*Stated task*:
Copy all of the material word for word, except for the pictures.

*Dataset excerpt*:
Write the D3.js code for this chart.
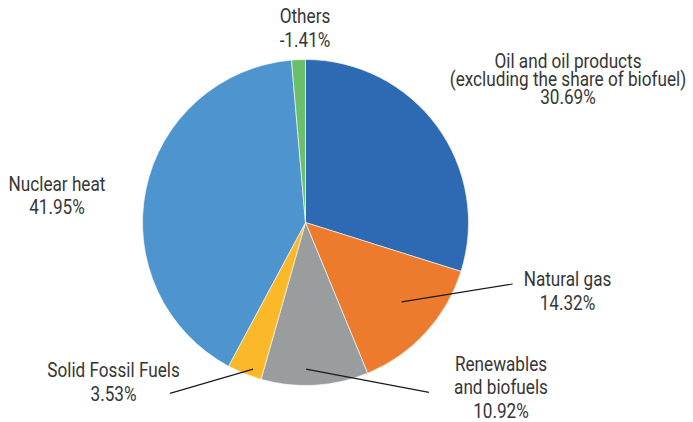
<!DOCTYPE html>
<html>
<head>
<meta charset="utf-8">
<script src="https://cdn.jsdelivr.net/npm/d3@7"></script>
<style>
  html, body { margin: 0; padding: 0; background: #fff; }
  svg { display: block; }
  text { font-family: "Roboto", "DejaVu Sans", sans-serif; font-size: 19.5px; fill: #363636; }
</style>
</head>
<body>
<svg id="chart" width="693" height="422"></svg>
<script>
// Energy mix shares, clockwise from twelve o'clock
const categories = [
  "Oil and oil products",
  "Natural gas",
  "Renewables and biofuels",
  "Solid Fossil Fuels",
  "Nuclear heat",
  "Others"
];
const shares = [30.69, 14.32, 10.92, 3.53, 41.95, -1.41];
const labelLines = [
  ["Oil and oil products", "(excluding the share of biofuel)"],
  ["Natural gas"],
  ["Renewables", "and biofuels"],
  ["Solid Fossil Fuels"],
  ["Nuclear heat"],
  ["Others"]
];
const colors = ["#2e6ab3", "#ec7b2e", "#9a9d9d", "#fbb92a", "#4e95d0", "#6bbf6b"];

// Label layout: text centre, first baseline, line spacing, optional leader line
const labelLayout = [
  { x: 568, y: 68, dy: 18 },
  { x: 567.5, y: 286, dy: 24, leader: { t: 0.44, r: 0.765, end: [512.7, 284] } },
  { x: 501, y: 370.7, dy: 23.5, leader: { t: 0.58, r: 0.9, end: [429, 392.3] } },
  { x: 113.5, y: 377.3, dy: 23.7, leader: { t: 0.31, r: 0.955, end: [170, 393.3] } },
  { x: 57, y: 190.7, dy: 23.3 },
  { x: 305, y: 23.3, dy: 23.4 }
];

// Narrow the type horizontally for a condensed look
const squeeze = 0.88;

const svg = d3.select("#chart");
const cx = 305.5, cy = 222.5, radius = 163;

const pie = d3.pie().sort(null).value(d => Math.abs(d.value));
const data = categories.map((c, i) => ({ name: c, value: shares[i], i }));
const arcs = pie(data);

const arc = d3.arc().innerRadius(0).outerRadius(radius);

const g = svg.append("g").attr("transform", `translate(${cx},${cy})`);

g.selectAll("path.slice")
  .data(arcs)
  .join("path")
  .attr("class", "slice")
  .attr("d", arc)
  .attr("fill", d => colors[d.data.i])
  .attr("stroke", "#ffffff")
  .attr("stroke-width", 0.6);

// Leader lines from inside the slice to the label
arcs.forEach(d => {
  const L = labelLayout[d.data.i].leader;
  if (!L) return;
  const a = d.startAngle + L.t * (d.endAngle - d.startAngle);
  const r = radius * L.r;
  const x0 = cx + r * Math.sin(a);
  const y0 = cy - r * Math.cos(a);
  svg.append("line")
    .attr("x1", x0).attr("y1", y0)
    .attr("x2", L.end[0]).attr("y2", L.end[1])
    .attr("stroke", "#1a1a1a")
    .attr("stroke-width", 1.2);
});

// Labels: name lines followed by the share (plain hyphen for negatives)
const locale = d3.formatLocale({ decimal: ".", thousands: ",", grouping: [3], currency: ["", ""], minus: "-" });
const fmt = v => locale.format(".2f")(v) + "%";
arcs.forEach(d => {
  const lay = labelLayout[d.data.i];
  const lines = labelLines[d.data.i].concat([fmt(d.data.value)]);
  const t = svg.append("text")
    .attr("text-anchor", "middle")
    .attr("transform", `translate(${lay.x},0) scale(${squeeze},1)`);
  lines.forEach((s, k) => {
    t.append("tspan")
      .attr("x", 0)
      .attr("y", lay.y + k * lay.dy)
      .text(s);
  });
});
</script>
</body>
</html>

*Solved problem*:
Write the D3.js code for this chart.
<!DOCTYPE html>
<html>
<head>
<meta charset="utf-8">
<script src="https://cdn.jsdelivr.net/npm/d3@7"></script>
<style>
  html, body { margin: 0; padding: 0; background: #fff; }
  svg { display: block; }
  text { font-family: "Roboto", "DejaVu Sans", sans-serif; font-size: 19.5px; fill: #363636; }
</style>
</head>
<body>
<svg id="chart" width="693" height="422"></svg>
<script>
// Energy mix shares, clockwise from twelve o'clock
const categories = [
  "Oil and oil products",
  "Natural gas",
  "Renewables and biofuels",
  "Solid Fossil Fuels",
  "Nuclear heat",
  "Others"
];
const shares = [30.69, 14.32, 10.92, 3.53, 41.95, -1.41];
const labelLines = [
  ["Oil and oil products", "(excluding the share of biofuel)"],
  ["Natural gas"],
  ["Renewables", "and biofuels"],
  ["Solid Fossil Fuels"],
  ["Nuclear heat"],
  ["Others"]
];
const colors = ["#2e6ab3", "#ec7b2e", "#9a9d9d", "#fbb92a", "#4e95d0", "#6bbf6b"];

// Label layout: text centre, first baseline, line spacing, optional leader line
const labelLayout = [
  { x: 568, y: 68, dy: 18 },
  { x: 567.5, y: 286, dy: 24, leader: { t: 0.44, r: 0.765, end: [512.7, 284] } },
  { x: 501, y: 370.7, dy: 23.5, leader: { t: 0.58, r: 0.9, end: [429, 392.3] } },
  { x: 113.5, y: 377.3, dy: 23.7, leader: { t: 0.31, r: 0.955, end: [170, 393.3] } },
  { x: 57, y: 190.7, dy: 23.3 },
  { x: 305, y: 23.3, dy: 23.4 }
];

// Narrow the type horizontally for a condensed look
const squeeze = 0.88;

const svg = d3.select("#chart");
const cx = 305.5, cy = 222.5, radius = 163;

const pie = d3.pie().sort(null).value(d => Math.abs(d.value));
const data = categories.map((c, i) => ({ name: c, value: shares[i], i }));
const arcs = pie(data);

const arc = d3.arc().innerRadius(0).outerRadius(radius);

const g = svg.append("g").attr("transform", `translate(${cx},${cy})`);

g.selectAll("path.slice")
  .data(arcs)
  .join("path")
  .attr("class", "slice")
  .attr("d", arc)
  .attr("fill", d => colors[d.data.i])
  .attr("stroke", "#ffffff")
  .attr("stroke-width", 0.6);

// Leader lines from inside the slice to the label
arcs.forEach(d => {
  const L = labelLayout[d.data.i].leader;
  if (!L) return;
  const a = d.startAngle + L.t * (d.endAngle - d.startAngle);
  const r = radius * L.r;
  const x0 = cx + r * Math.sin(a);
  const y0 = cy - r * Math.cos(a);
  svg.append("line")
    .attr("x1", x0).attr("y1", y0)
    .attr("x2", L.end[0]).attr("y2", L.end[1])
    .attr("stroke", "#1a1a1a")
    .attr("stroke-width", 1.2);
});

// Labels: name lines followed by the share (plain hyphen for negatives)
const locale = d3.formatLocale({ decimal: ".", thousands: ",", grouping: [3], currency: ["", ""], minus: "-" });
const fmt = v => locale.format(".2f")(v) + "%";
arcs.forEach(d => {
  const lay = labelLayout[d.data.i];
  const lines = labelLines[d.data.i].concat([fmt(d.data.value)]);
  const t = svg.append("text")
    .attr("text-anchor", "middle")
    .attr("transform", `translate(${lay.x},0) scale(${squeeze},1)`);
  lines.forEach((s, k) => {
    t.append("tspan")
      .attr("x", 0)
      .attr("y", lay.y + k * lay.dy)
      .text(s);
  });
});
</script>
</body>
</html>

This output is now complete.